# [What is being asked]
Extract, from the listing that follows, each line containing the word "document".

# [Record set]

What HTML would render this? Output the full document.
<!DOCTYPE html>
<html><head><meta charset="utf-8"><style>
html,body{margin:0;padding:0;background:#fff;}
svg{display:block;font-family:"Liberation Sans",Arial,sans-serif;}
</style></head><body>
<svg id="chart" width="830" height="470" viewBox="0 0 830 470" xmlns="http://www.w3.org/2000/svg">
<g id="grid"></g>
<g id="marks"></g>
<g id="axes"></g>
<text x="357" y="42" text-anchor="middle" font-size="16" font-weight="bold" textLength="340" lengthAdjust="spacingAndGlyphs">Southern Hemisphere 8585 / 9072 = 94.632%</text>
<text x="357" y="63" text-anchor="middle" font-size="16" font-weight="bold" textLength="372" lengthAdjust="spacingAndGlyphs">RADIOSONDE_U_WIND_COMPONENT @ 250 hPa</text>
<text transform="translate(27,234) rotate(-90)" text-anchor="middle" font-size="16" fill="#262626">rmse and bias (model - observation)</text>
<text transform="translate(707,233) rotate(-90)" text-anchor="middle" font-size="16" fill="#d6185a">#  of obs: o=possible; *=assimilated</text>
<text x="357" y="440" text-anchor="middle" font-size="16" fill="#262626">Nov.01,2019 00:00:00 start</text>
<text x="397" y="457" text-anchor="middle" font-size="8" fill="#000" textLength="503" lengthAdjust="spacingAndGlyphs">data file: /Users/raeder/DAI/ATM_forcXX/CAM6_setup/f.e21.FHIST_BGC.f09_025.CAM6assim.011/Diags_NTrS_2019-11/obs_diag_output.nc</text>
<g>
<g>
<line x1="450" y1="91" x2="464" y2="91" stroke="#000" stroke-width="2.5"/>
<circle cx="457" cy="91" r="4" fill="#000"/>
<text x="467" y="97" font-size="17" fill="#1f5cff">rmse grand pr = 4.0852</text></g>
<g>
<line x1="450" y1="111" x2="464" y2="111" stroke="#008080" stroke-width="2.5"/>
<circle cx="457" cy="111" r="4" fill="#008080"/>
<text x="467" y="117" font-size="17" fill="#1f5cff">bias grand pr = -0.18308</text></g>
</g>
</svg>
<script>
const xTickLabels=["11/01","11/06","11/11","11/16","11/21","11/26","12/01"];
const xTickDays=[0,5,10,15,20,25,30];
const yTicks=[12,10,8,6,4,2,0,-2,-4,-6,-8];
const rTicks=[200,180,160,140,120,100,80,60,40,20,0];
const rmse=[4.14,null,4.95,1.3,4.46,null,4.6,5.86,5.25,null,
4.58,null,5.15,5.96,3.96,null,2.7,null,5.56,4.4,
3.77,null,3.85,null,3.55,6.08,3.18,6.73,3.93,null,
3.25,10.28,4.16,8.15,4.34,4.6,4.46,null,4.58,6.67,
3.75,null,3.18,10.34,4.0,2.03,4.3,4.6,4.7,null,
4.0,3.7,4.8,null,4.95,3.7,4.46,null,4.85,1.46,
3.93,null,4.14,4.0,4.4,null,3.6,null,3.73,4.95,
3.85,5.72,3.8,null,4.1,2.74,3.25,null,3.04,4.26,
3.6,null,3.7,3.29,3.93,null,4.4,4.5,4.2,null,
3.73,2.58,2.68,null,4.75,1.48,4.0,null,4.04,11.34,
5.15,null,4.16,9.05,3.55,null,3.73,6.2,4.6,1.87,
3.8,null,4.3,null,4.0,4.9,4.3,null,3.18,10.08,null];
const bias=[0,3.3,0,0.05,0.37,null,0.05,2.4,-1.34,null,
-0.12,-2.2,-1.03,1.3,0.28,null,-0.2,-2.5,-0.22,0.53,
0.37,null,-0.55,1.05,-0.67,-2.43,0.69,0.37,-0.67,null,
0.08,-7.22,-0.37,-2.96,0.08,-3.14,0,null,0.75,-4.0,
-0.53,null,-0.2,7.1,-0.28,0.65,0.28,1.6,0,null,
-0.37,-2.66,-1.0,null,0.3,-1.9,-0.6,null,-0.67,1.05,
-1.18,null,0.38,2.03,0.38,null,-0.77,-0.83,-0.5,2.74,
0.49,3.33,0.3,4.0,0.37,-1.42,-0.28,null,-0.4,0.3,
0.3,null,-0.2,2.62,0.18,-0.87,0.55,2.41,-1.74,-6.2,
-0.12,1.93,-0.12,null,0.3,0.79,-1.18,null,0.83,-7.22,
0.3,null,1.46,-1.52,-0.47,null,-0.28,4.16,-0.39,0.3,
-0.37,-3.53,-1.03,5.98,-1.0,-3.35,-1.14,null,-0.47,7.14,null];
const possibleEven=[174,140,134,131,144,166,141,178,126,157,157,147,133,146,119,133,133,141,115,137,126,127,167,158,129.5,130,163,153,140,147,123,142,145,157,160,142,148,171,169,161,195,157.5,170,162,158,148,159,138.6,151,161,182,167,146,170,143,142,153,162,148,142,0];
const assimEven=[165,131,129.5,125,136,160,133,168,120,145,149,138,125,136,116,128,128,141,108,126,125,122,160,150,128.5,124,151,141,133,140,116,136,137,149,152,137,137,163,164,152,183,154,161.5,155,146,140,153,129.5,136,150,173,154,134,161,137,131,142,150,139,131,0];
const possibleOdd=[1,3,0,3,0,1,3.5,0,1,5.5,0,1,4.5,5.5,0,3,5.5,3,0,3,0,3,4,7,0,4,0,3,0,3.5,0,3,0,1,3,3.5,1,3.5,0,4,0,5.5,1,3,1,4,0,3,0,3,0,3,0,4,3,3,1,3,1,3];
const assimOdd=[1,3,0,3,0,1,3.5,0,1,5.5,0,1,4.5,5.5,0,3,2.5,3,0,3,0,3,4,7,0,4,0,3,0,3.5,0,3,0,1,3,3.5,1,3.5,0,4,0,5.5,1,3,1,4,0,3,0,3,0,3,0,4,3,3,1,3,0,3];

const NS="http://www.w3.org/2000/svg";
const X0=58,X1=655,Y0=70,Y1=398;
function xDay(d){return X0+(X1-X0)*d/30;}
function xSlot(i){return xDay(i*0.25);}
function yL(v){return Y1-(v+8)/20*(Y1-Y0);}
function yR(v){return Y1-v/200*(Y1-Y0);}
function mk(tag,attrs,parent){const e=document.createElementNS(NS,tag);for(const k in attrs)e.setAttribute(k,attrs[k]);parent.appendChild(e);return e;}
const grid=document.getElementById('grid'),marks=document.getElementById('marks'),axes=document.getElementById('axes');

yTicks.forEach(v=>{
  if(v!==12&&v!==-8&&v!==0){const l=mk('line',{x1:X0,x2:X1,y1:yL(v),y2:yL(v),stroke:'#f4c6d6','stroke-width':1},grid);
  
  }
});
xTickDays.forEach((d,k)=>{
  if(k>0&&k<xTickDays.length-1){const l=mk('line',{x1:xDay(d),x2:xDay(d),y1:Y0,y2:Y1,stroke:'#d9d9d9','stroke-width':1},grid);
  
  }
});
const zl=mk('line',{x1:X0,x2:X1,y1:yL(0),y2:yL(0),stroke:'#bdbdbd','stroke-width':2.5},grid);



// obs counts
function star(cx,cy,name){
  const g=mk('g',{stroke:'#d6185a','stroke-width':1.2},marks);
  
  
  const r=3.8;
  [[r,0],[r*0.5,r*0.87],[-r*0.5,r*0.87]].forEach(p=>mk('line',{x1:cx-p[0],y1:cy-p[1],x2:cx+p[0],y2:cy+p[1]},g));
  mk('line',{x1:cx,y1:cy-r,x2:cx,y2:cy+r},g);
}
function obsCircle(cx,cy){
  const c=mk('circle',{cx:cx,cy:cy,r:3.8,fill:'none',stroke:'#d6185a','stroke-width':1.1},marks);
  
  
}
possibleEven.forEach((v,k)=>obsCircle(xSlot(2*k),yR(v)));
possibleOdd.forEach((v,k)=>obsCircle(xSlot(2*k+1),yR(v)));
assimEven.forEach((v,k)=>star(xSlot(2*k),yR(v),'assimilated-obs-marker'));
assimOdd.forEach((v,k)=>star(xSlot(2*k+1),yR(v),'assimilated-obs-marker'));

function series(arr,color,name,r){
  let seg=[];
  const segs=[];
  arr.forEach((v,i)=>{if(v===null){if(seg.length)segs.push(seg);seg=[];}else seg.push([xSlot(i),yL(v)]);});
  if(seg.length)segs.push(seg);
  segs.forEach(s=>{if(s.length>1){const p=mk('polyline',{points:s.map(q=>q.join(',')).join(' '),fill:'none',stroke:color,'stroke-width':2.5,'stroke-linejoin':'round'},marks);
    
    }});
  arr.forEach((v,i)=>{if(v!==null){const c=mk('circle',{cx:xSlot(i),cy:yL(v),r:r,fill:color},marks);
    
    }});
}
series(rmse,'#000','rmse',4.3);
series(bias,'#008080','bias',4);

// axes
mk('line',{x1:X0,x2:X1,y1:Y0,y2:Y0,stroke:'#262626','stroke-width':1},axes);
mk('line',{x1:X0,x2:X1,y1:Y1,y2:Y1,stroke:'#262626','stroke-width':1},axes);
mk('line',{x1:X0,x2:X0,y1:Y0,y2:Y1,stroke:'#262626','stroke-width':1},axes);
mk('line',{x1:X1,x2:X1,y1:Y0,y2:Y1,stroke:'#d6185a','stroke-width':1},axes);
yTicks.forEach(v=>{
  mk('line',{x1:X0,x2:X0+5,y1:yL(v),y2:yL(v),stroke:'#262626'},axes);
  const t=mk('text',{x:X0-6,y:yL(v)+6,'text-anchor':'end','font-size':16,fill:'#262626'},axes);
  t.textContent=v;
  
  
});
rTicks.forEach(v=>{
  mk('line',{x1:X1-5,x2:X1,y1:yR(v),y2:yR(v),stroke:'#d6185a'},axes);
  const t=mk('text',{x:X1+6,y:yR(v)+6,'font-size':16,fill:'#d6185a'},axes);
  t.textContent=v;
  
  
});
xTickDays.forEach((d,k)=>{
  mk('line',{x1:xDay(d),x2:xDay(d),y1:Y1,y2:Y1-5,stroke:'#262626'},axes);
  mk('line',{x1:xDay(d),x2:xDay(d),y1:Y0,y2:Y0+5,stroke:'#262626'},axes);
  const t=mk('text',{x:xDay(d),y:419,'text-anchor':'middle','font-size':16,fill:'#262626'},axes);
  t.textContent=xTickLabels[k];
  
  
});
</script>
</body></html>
...
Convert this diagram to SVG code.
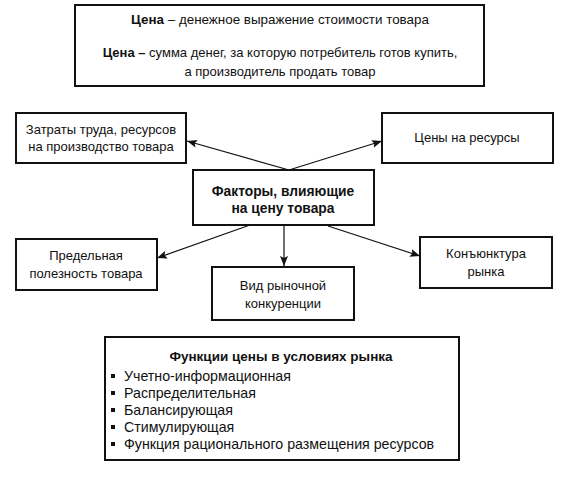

# [Solution to this task]
What HTML would render this? Output the full document.
function mk(tag,attrs,parent){const e=document.createElementNS(NS,tag);for(const k in attrs)e.setAttribute(k,attrs[k]);parent.appendChild(e);return e;}
const grid=document.getElementById('grid'),marks=document.getElementById('marks'),axes=document.getElementById('axes');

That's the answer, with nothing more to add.